On the conference call, Cisco executives said they saw strength across all enterprise markets. They spoke about pricing power as well as the momentum behind the SD-WAN driving a refresh in branch-office networking and connectivity.

"As we all know, the WAN is undergoing an architectural transition to a software defined WAN to enable IT to rapidly respond to changing business needs in a digital and cloud world," said CEO Chuck Robbins on the conference call. "Our customers are driving this transition and looking to Cisco to help them make this shift. Our SD-WAN portfolio leverages our leading networking products, automation, and robust security architecture to enable greater flexibility, increased bandwidth, and lower costs."

Robbins also cited deals such as the $2.35 billion purchase of cybersecurity firm Duo Security as playing a role.

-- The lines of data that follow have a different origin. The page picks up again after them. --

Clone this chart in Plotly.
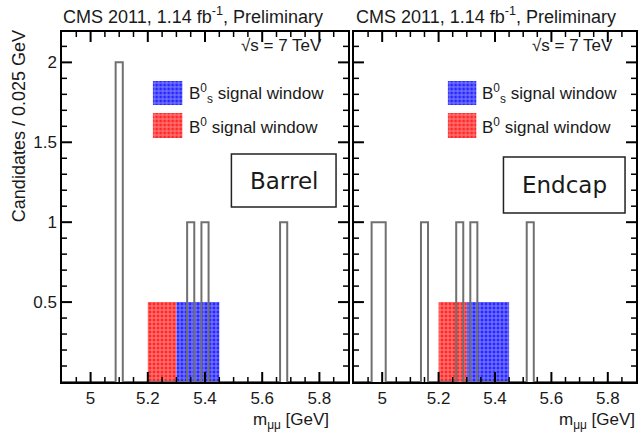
import numpy as np
import plotly.graph_objects as go

# ---------------- data ----------------
bin_width = 0.025
barrel_centers = [5.100, 5.350, 5.400, 5.675]
barrel_counts = [2, 1, 1, 1]
endcap_centers = [4.975, 5.000, 5.150, 5.275, 5.325, 5.525]
endcap_counts = [1, 1, 1, 1, 1, 1]
b0_window = [5.20, 5.30]
bs_window = [5.30, 5.45]
window_height = 0.5
x_range = [4.9, 5.9]
y_range = [0, 2.19]
x_ticks = [5.0, 5.2, 5.4, 5.6, 5.8]
y_ticks = [0.0, 0.5, 1.0, 1.5, 2.0]
y_hidden_labels = {"0": " "}
panel_names = ["Barrel", "Endcap"]

edges = np.arange(4.8875, 5.9125 + 1e-9, bin_width)


def step(centers, counts):
    h = np.zeros(len(edges) - 1)
    for c, n in zip(centers, counts):
        i = int(round((c - edges[0]) / bin_width - 0.5))
        h[i] += n
    xs = np.repeat(edges, 2)[1:-1]
    ys = np.repeat(h, 2)
    return xs, ys


FONT = "Liberation Sans, Arial, sans-serif"
TXT = "#1a1a1a"
RED_BG = "rgb(255,40,40)"
BLUE_BG = "rgb(40,40,255)"

# pixel helpers (plot area: x 62..638, y 32..382)
L, R, T, B = 62, 638, 32, 382
W, H = R - L, B - T


def px(x):
    return (x - L) / W


def py(y):
    return (B - y) / H


def pattern(color):
    return dict(shape="+", fgcolor="rgba(255,255,255,0.85)", bgcolor=color,
                size=4, solidity=0.45)


fig = go.Figure()


def window_bar(win, color, xa, ya):
    return go.Bar(
        x=[(win[0] + win[1]) / 2], y=[window_height], width=[win[1] - win[0]],
        xaxis=xa, yaxis=ya, showlegend=False,
        marker=dict(color=color, line=dict(width=0), pattern=pattern(color)),
        hoverinfo="skip")


panels = [("x", "y", barrel_centers, barrel_counts),
          ("x2", "y2", endcap_centers, endcap_counts)]
for xa, ya, cen, cnt in panels:
    fig.add_trace(window_bar(b0_window, RED_BG, xa, ya))
    fig.add_trace(window_bar(bs_window, BLUE_BG, xa, ya))
    xs, ys = step(cen, cnt)
    fig.add_trace(go.Scatter(x=xs, y=ys, mode="lines", xaxis=xa, yaxis=ya,
                             line=dict(color="#707070", width=2),
                             showlegend=False, hoverinfo="skip"))

# legend patches on hidden axes
leg_axes = [("x3", "y3"), ("x4", "y4")]
for xa, ya in leg_axes:
    fig.add_trace(go.Bar(x=[0], y=[0.42], base=[0.58], width=[1], xaxis=xa, yaxis=ya,
                         showlegend=False, hoverinfo="skip",
                         marker=dict(color=BLUE_BG, line=dict(width=0), pattern=pattern(BLUE_BG))))
    fig.add_trace(go.Bar(x=[0], y=[0.44], base=[0.0], width=[1], xaxis=xa, yaxis=ya,
                         showlegend=False, hoverinfo="skip",
                         marker=dict(color=RED_BG, line=dict(width=0), pattern=pattern(RED_BG))))

axis_common = dict(showline=True, linecolor="black", linewidth=1.5, mirror=True,
                   ticks="", showgrid=False, zeroline=False,
                   tickfont=dict(family=FONT, size=17, color=TXT))
xaxis_ticks = dict(tickmode="linear", tick0=x_ticks[0], dtick=x_ticks[1] - x_ticks[0])
yaxis_ticks = dict(tickmode="linear", tick0=y_ticks[0], dtick=y_ticks[1] - y_ticks[0],
                   labelalias=y_hidden_labels)

LEFT_W, RIGHT_W = 349 - L, R - 355

fig.update_layout(
    width=642, height=437,
    margin=dict(l=L, r=642 - R, t=T, b=437 - B),
    paper_bgcolor="white", plot_bgcolor="white",
    barmode="overlay", showlegend=False,
    xaxis=dict(domain=[0, px(349)], range=x_range, anchor="y", **xaxis_ticks, **axis_common),
    xaxis2=dict(domain=[px(355), 1], range=x_range, anchor="y2", **xaxis_ticks, **axis_common),
    yaxis=dict(domain=[0, 1], range=y_range, anchor="x", **yaxis_ticks, **axis_common),
    yaxis2=dict(domain=[0, 1], range=y_range, anchor="x2", showticklabels=False,
                **yaxis_ticks, **axis_common),
    xaxis3=dict(domain=[px(153), px(183)], range=[-0.5, 0.5], anchor="y3", visible=False),
    yaxis3=dict(domain=[py(138), py(81)], range=[0, 1], anchor="x3", visible=False),
    xaxis4=dict(domain=[px(449), px(478)], range=[-0.5, 0.5], anchor="y4", visible=False),
    yaxis4=dict(domain=[py(138), py(81)], range=[0, 1], anchor="x4", visible=False),
)

ann = []


def text(x, y, s, size=17, xanchor="left", family=FONT, yanchor="middle"):
    ann.append(dict(x=px(x), y=py(y), xref="paper", yref="paper", text=s, showarrow=False,
                    xanchor=xanchor, yanchor=yanchor,
                    font=dict(family=family, size=size, color=TXT)))


title = "CMS 2011, 1.14 fb<sup>-1</sup>, Preliminary"
text(61, 15, title, size=18)
text(355, 15, title, size=18)
text(325, 45, "√s = 7 TeV", size=17, xanchor="right")
text(617, 45, "√s = 7 TeV", size=17, xanchor="right")
# legends
text(187, 93, "B<sup>0</sup><sub>s</sub> signal window", size=17)
text(187, 126, "B<sup>0</sup> signal window", size=17)
text(481, 93, "B<sup>0</sup><sub>s</sub> signal window", size=17)
text(481, 126, "B<sup>0</sup> signal window", size=17)
# axis titles
text(332, 421, "m<sub>μμ</sub> [GeV]", size=17, xanchor="right")
text(639, 421, "m<sub>μμ</sub> [GeV]", size=17, xanchor="right")
ann.append(dict(x=px(19), y=py(28), xref="paper", yref="paper",
                text="Candidates / 0.025 GeV", showarrow=False, textangle=-90,
                xanchor="center", yanchor="top",
                font=dict(family=FONT, size=18, color=TXT)))
# panel labels
text(284.5, 181, panel_names[0], size=23, xanchor="center", family="DejaVu Sans")
text(566, 185, panel_names[1], size=23, xanchor="center", family="DejaVu Sans")
fig.update_layout(annotations=ann)

shapes = []
for (x0, y0, x1, y1) in [(232, 154, 337, 207), (505, 157, 627, 213)]:
    shapes.append(dict(type="rect", xref="paper", yref="paper",
                       x0=px(x0), x1=px(x1), y0=py(y1), y1=py(y0),
                       line=dict(color="#222222", width=1.5), fillcolor="white"))

# inside tick marks on all four sides of both frames (positions from the tick arrays)
x_minor = [v for v in np.round(np.arange(x_range[0] + 0.05, x_range[1] - 0.01, 0.05), 3)
           if all(abs(v - t) > 1e-6 for t in x_ticks)]
y_major = [v for v in y_ticks if v > 0]
y_minor = [v for v in np.round(np.arange(0.1, y_range[1], 0.1), 3)
           if all(abs(v - t) > 1e-6 for t in y_ticks)]
MAJ, MIN = 10, 5
for xa, ya, wpx in [("x", "y", LEFT_W), ("x2", "y2", RIGHT_W)]:
    for vals, ln, lw in [(x_ticks, MAJ, 2), (x_minor, MIN, 1.5)]:
        for v in vals:
            for base, sgn in [(0, 1), (1, -1)]:
                shapes.append(dict(type="line", xref=xa, yref=f"{ya} domain",
                                   x0=float(v), x1=float(v), y0=base, y1=base + sgn * ln / H,
                                   line=dict(color="black", width=lw)))
    for vals, ln, lw in [(y_major, MAJ, 2), (y_minor, MIN, 1.5)]:
        for v in vals:
            for base, sgn in [(0, 1), (1, -1)]:
                shapes.append(dict(type="line", xref=f"{xa} domain", yref=ya,
                                   x0=base, x1=base + sgn * ln / wpx, y0=float(v), y1=float(v),
                                   line=dict(color="black", width=lw)))
fig.update_layout(shapes=shapes)

fig.write_html("out.html")
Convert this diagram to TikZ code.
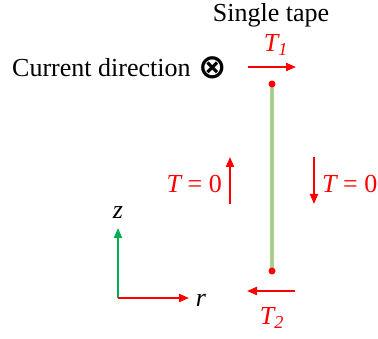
\documentclass[tikz,border=0pt]{standalone}
\usepackage{fontspec}
\setmainfont{Liberation Serif}
\newfontfamily\dejavu{DejaVu Sans}
\usetikzlibrary{arrows.meta}
\definecolor{tapegreen}{HTML}{A9D18E}
\definecolor{axisgreen}{HTML}{00B050}
\definecolor{stressred}{HTML}{FF0000}
\begin{document}
\begin{tikzpicture}[x=1pt, y=-1pt, >={Triangle[length=10pt, width=8pt]},
  every node/.style={font=\fontsize{26}{30}\selectfont, inner sep=0pt},
  force/.style={->, stressred, line width=2pt},
  lbl/.style={text=stressred, font=\fontsize{26}{30}\selectfont\itshape}]
  \useasboundingbox (0,0) rectangle (378,339);
  % Titles
  \node (title) at (271,15) {Single tape};
  \node[anchor=west] (current) at (12,68) {Current direction};
  \node (cross) at (213,68) {\dejavu\fontsize{34}{36}\selectfont\bfseries ⊗};
  % Tape with its end points
  \coordinate (top) at (272,84);
  \coordinate (bottom) at (272,271);
  \draw[tapegreen, line width=4pt] (top) -- (bottom);
  \fill[stressred] (top) circle (3.5pt);
  \fill[stressred] (bottom) circle (3.5pt);
  % Shear stress on the ends
  \coordinate (t1a) at (248,67);
  \coordinate (t1b) at (296,67);
  \draw[force] (t1a) -- (t1b);
  \node[lbl] (t1) at (276,45) {T\textsubscript{1}};
  \coordinate (t2a) at (295,291);
  \coordinate (t2b) at (247,291);
  \draw[force] (t2a) -- (t2b);
  \node[lbl] (t2) at (272,318) {T\textsubscript{2}};
  % Stress-free sides
  \coordinate (upa) at (230,204);
  \coordinate (upb) at (230,157);
  \draw[force] (upa) -- (upb);
  \node[lbl, anchor=east] (tleft) at (222,184) {T\upshape{} = 0};
  \coordinate (downa) at (314,157);
  \coordinate (downb) at (314,204);
  \draw[force] (downa) -- (downb);
  \node[lbl, anchor=west] (tright) at (322,184) {T\upshape{} = 0};
  % Axes
  \coordinate (origin) at (118,298);
  \coordinate (zend) at (118,228);
  \coordinate (rend) at (189,298);
  \draw[->, axisgreen, line width=2pt] (origin) -- (zend);
  \draw[->, stressred, line width=2pt] (origin) -- (rend);
  \node[font=\fontsize{26}{30}\selectfont\itshape] (z) at (118,213) {z};
  \node[font=\fontsize{26}{30}\selectfont\itshape] (r) at (201,300) {r};
\end{tikzpicture}
\end{document}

Duo was acquired in August.

This led some Wall-street analysts to embrace the resurgent Cisco.

"Another quarter of positive results/guidance supports our view that the IT/networking environment for Cisco is very strong right now," wrote George Notter, an analyst with Jefferies and company. "Further, investor perceptions about the company as a “melting ice cube” fighting against workload migration, market share pressures, etc. are wrong. To the contrary -- as networks get more complex -- we think Cisco’s end-to-end network capabilities become increasingly strategic to Enterprise and Service Provider customers."

However, some analysts also question the euphoria following a year of corporate tax cuts and easy-to-beat year-over-year comparable numbers. MKM partners analyst Michael Genovese said one might question whether this past quarter represented some kind of "peak" in earnings and revenue momentum,

"We think +8% is an impressive number, but we also suspect it may be the peak since the y/y order comps become meaningfully tougher in the current quarter, wrote Genovese in a note to investors."

Right now, Cisco represents yet another data point in an earnings season that has been confusing, at best. Many other technology companies have missed earnings forecasts curing this technology earnings season.

For example, Red Hat Software missed earnings in September before it was announced that IBM was buying it for $34 billion. This week, chip maker NVDIA had a huge earnings miss and semiconductor equipment supplier Applied Materials (AMAT) also announced disappointing results. Many consider the semiconductor sector to be an early-warning sign in tech because chips supply so many markets.